‘Don’t call me Kalar’: BLM-inspired message reaches Myanmar

Children play at a refugee camp in Cox’s Bazar. The term ‘Kalar’ has helped whip-up hatred against the Rohingya. (AP pic)

YANGON: Myanmar activists inspired by the Black Lives Matter movement have launched their own anti-racism campaign in a country where many Muslims and people of Indian heritage are made to feel like outsiders.

Buddhist-majority Myanmar officially boasts a patchwork of 135 ethnic groups, but many have felt subjugated by the dominant Bamar.

The “Don’t Call Me Kalar” campaign launched on Facebook aims to stymie the use of a term that historically refers to people from the Indian subcontinent, but today is often intended as a slur.

It has helped whip-up hatred against the Rohingya, a long-persecuted Muslim minority barred from citizenship and forced out in droves by the military.

But the term is also employed against supposedly accepted minorities, particularly those with darker skin.

Zay Linn Mon and his friends started the campaign on Facebook after seeing the Black Lives Matter protests reverberate globally following the killing of an unarmed black man in the US.

The 24-year-old turban-wearing Sikh describes how online trolls have used the word – synonymous with “interlopers” or “invaders” – against him, saying he does not belong in Myanmar.

“The problem is privileged people don’t see this as an issue,” he explains, adding that parents often threaten misbehaving children saying that “big kalar” will come for them.

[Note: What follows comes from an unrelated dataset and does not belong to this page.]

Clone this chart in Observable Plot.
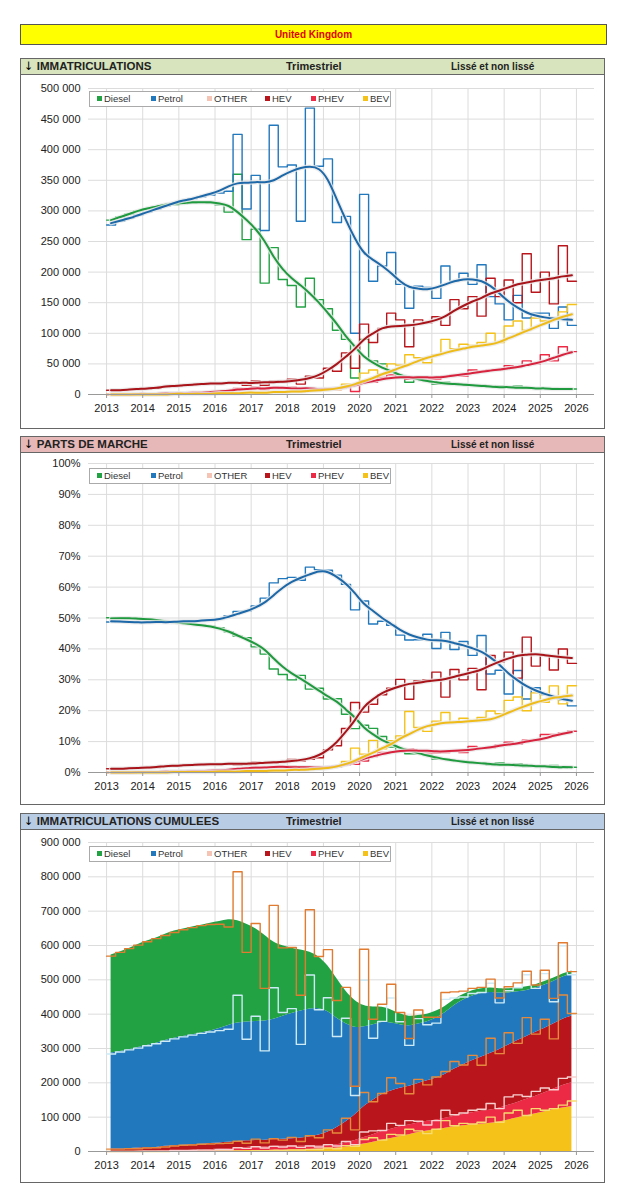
<!DOCTYPE html>
<html><head><meta charset="utf-8">
<script src="https://cdn.jsdelivr.net/npm/d3@7"></script>
<script src="https://cdn.jsdelivr.net/npm/@observablehq/plot@0.6"></script>
<style>
body{margin:0;background:#fff;font-family:"Liberation Sans",Arial,sans-serif;}
#page{position:relative;width:626px;height:1200px;}
.abs{position:absolute;}
.title{left:20px;top:24px;width:585px;height:19px;background:#ffff00;border:1px solid #555;color:#e00000;font-weight:bold;font-size:10px;text-align:center;line-height:19px;}
.panel{left:20px;width:585px;border:1.5px solid #666;box-sizing:border-box;}
.hdr{position:absolute;left:0;top:0;right:0;height:15px;border-bottom:1px solid #666;font-weight:bold;color:#222;}
.hdr > span{position:absolute;top:0;line-height:15px;white-space:nowrap;}
.arrow{font-family:"DejaVu Sans";color:#000;font-weight:normal;}
.legend{position:absolute;left:89px;width:300px;height:14px;border:1px solid #aaa;background:#fff;font-size:9.5px;color:#333;}
.legend span{position:absolute;top:0;line-height:14px;white-space:nowrap;}
.legend i{display:inline-block;width:5px;height:5px;margin-right:2px;vertical-align:1px;}
svg{position:absolute;left:0;}
</style></head><body><div id="page"></div>
<script>
// quarterly data, 2013Q1 .. 2025Q4 (thousands)
const years = d3.range(2013, 2027);
const seriesNames = ["Diesel","Petrol","OTHER","HEV","PHEV","BEV"];
const diesel = [285,290,295,300,303,306,308,310,312,313,314,313,310,298,360,253,270,182,240,188,178,143,190,155,140,105,90,27,90,55,50,40,27,20,25,22,17,20,18,17,15,15,12,14,12,14,10,10,10,10,9,9];
const petrol = [277,283,288,293,298,303,308,312,316,320,323,326,329,332,425,303,358,268,440,372,375,283,468,373,385,281,291,100,327,185,210,232,180,141,177,175,157,210,185,198,180,212,160,148,122,162,125,133,133,108,143,113];
const hev = [7,7,8,8,9,10,12,13,15,16,17,18,18,19,19,15,22,15,22,20,25,17,30,27,43,38,68,43,115,85,108,133,122,78,122,117,127,113,155,140,160,128,190,160,187,150,230,167,200,148,243,185];
const phev = [0,0,0,0,1,1,1,2,2,2,3,3,4,4,10,8,12,8,12,10,12,8,10,7,10,8,12,5,22,20,28,32,28,25,28,25,25,30,32,30,40,38,40,40,47,45,55,50,65,55,78,70];
const bev = [0,0,0,0,0,0,0,1,1,1,1,1,1,1,1,1,2,2,3,3,4,4,6,6,10,8,17,15,35,40,33,50,48,65,60,52,65,90,75,82,80,85,100,85,112,120,105,125,120,125,135,147];
// smoothed (lissé)
const dieselS = [285,290,295,300,304,307,310,312,313,314,314,314,312,308,298,285,270,250,225,205,190,178,165,150,133,115,95,78,62,52,44,38,32,28,25,22,20,18,17,16,15,14,13,12,12,11,11,10,10,9,9,9];
const petrolS = [280,284,288,293,298,303,308,313,317,320,324,328,333,340,345,346,347,347,350,358,365,370,372,368,350,318,285,255,232,220,210,198,185,176,173,172,175,180,185,188,188,185,177,165,152,142,134,129,126,124,123,122];
const hevS = [7,7,8,9,10,11,13,14,15,16,17,18,18,19,19,19,19,20,20,21,22,24,27,32,40,50,62,75,90,100,108,111,112,113,115,118,122,128,137,145,152,158,165,170,175,180,183,186,188,190,193,195];
const phevS = [0,0,0,1,1,1,2,2,2,3,3,4,5,6,8,9,10,10,11,11,10,10,10,9,9,10,12,15,19,22,25,27,28,28,28,28,28,29,31,33,35,37,39,41,43,45,48,51,55,60,65,69];
const bevS = [0,0,0,0,0,0,0,1,1,1,1,1,2,2,2,3,3,3,4,4,5,5,6,7,8,10,13,17,22,27,33,38,44,49,55,60,64,68,72,75,78,80,82,86,92,98,104,110,116,122,127,131];

const colors = {Diesel:"#23a244",Petrol:"#2278bd",OTHER:"#f6c4b4",HEV:"#b8161c",PHEV:"#ec2a46",BEV:"#f5c21a"};
const smColors = {Diesel:"#1f9a3e",Petrol:"#1c68a8",HEV:"#a8141a",PHEV:"#d8233e",BEV:"#efbb18"};
const S = [
  {name:"Diesel",raw:diesel,sm:dieselS},
  {name:"Petrol",raw:petrol,sm:petrolS},
  {name:"HEV",raw:hev,sm:hevS},
  {name:"PHEV",raw:phev,sm:phevS},
  {name:"BEV",raw:bev,sm:bevS}
];
const n = 52;
const tq = i => 2013 + i/4;
const ts = i => 2013 + (i+0.5)/4;
const total = d3.range(n).map(i => S.reduce((a,s)=>a+s.raw[i],0));
const totalS = d3.range(n).map(i => S.reduce((a,s)=>a+s.sm[i],0));
const stepRows = arr => d3.range(n+1).map(i => ({x:tq(i), y:arr[Math.min(i,n-1)]}));
const smRows = arr => d3.range(n).map(i => ({x:ts(i), y:arr[i]}));
const sp = v => d3.format(",")(v).replace(/,/g, "\u00a0");

const page = document.getElementById("page");
function html(s){ page.insertAdjacentHTML("beforeend", s); }
html(`<div class="abs title">United Kingdom</div>`);
function panel(top,h,bg,t1){
  html(`<div class="abs panel" style="top:${top}px;height:${h}px"><div class="hdr" style="background:${bg}">
  <span style="left:3px;font-size:11.5px"><b class="arrow">\u2193\uFE0E</b> ${t1}</span><span style="left:265px;font-size:11px">Trimestriel</span><span style="left:430px;font-size:10px">Lissé et non lissé</span></div></div>`);
}
function legend(top){
  const xs=[96,150,206,264,310,362];
  html(`<div class="legend" style="top:${top}px">`+seriesNames.map((s,k)=>`<span style="left:${xs[k]-89}px"><i style="background:${colors[s]}"></i>${s}</span>`).join("")+`</div>`);
}
panel(58,371,"#d7e4bd","IMMATRICULATIONS");
panel(436,369,"#e6b8b7","PARTS DE MARCHE");
panel(813,370,"#b8cce4","IMMATRICULATIONS CUMULEES");

function chart(top,height,mt,mb,yDomain,yTicks,yFmt,marks){
  const p = Plot.plot({
    width:626,height,marginLeft:88,marginRight:32,marginTop:mt,marginBottom:mb,
    style:{fontFamily:"Liberation Sans, Arial, sans-serif",fontSize:"10.5px",color:"#222",background:"transparent"},
    x:{domain:[2012.5,2026.5],label:null},
    y:{domain:yDomain,label:null},
    marks:[
      Plot.gridX(years,{stroke:"#dcdcdc",strokeOpacity:1}),
      Plot.gridY(yTicks,{stroke:"#dcdcdc",strokeOpacity:1}),
      ...marks,
      Plot.ruleY([0],{stroke:"#999"}),
      Plot.axisX(years,{tickFormat:d=>String(d),tickSize:4,stroke:"#999",tickPadding:6,fontSize:11,label:null}),
      Plot.axisY(yTicks,{tickFormat:yFmt,tickSize:0,tickPadding:8,fontSize:11,label:null})
    ]
  });
  p.style.top = top+"px";
  page.appendChild(p);
}
function lines(get){
  const m=[];
  for(const s of S){
    m.push(Plot.line(stepRows(get(s,"raw")),{x:"x",y:"y",curve:"step-after",stroke:colors[s.name],strokeWidth:1.4}));
  }
  for(const s of S){
    m.push(Plot.line(smRows(get(s,"sm")),{x:"x",y:"y",curve:"natural",stroke:"#e8e8e8",strokeOpacity:0.8,strokeWidth:4.5}));
    m.push(Plot.line(smRows(get(s,"sm")),{x:"x",y:"y",curve:"natural",stroke:smColors[s.name],strokeWidth:2}));
  }
  return m;
}
// Chart 1: registrations
chart(74,354,14,34,[0,500],d3.range(0,501,50),d=>sp(d*1000),lines((s,k)=>s[k]));
legend(91);
// Chart 2: market shares
chart(452,352,11,32,[0,1],d3.range(0,1.01,0.1),d=>Math.round(d*100)+"%",
  lines((s,k)=>s[k].map((v,i)=>v/(k==="raw"?total[i]:totalS[i]))));
legend(468);
// Chart 3: cumulative stacked
const order = ["BEV","PHEV","HEV","Petrol","Diesel"].map(nm=>S.find(s=>s.name===nm));
const areaMarks=[], lineMarks=[];
let baseS = new Array(n).fill(0), baseR = new Array(n).fill(0);
const cumLineColors = {BEV:"#f7dc6f",PHEV:"#f8d0d0",HEV:"#e58a3c",Petrol:"#cdeaf6",Diesel:"#e07b30"};
for(const s of order){
  const lo = baseS.slice(), hi = baseS.map((b,i)=>b+s.sm[i]);
  const rows = d3.range(n).map(i=>({x:ts(i),y1:lo[i],y2:hi[i]}));
  areaMarks.push(Plot.areaY(rows,{x:"x",y1:"y1",y2:"y2",curve:"natural",fill:colors[s.name]}));
  baseS = hi;
  baseR = baseR.map((b,i)=>b+s.raw[i]);
  lineMarks.push(Plot.line(stepRows(baseR.slice()),{x:"x",y:"y",curve:"step-after",stroke:cumLineColors[s.name],strokeWidth:1.4}));
}
chart(831,351,11,31,[0,900],d3.range(0,901,100),d=>sp(d*1000),[...areaMarks,...lineMarks]);
legend(846);
</script></body></html>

Some supporters have posted “I don’t call someone Kalar” across their profile pictures.

The campaign has also attracted a wave of largely indignant reaction, with thousands of comments, many laden with obscenities against the activists.

They stand accused of stirring up racial hatred and seeking self-publicity.

“What should we call the Kalar if we don’t use the word Kalar?” challenged Nay Lin, while another Facebook user asked if they want “what is happening in the US” to happen in Myanmar.

Aung Aung, who did not want to give his real name for fear of repercussions, says he has been taunted with the term since he was a child.

“It still makes me angry,” the 26-year-old Hindu told AFP, adding he doesn’t dare get involved in the debate.

Activist Zay Linn Mon knows the word will not disappear overnight but says the awareness campaign is a start.

“When we say we don’t like it, respect that and don’t use it.”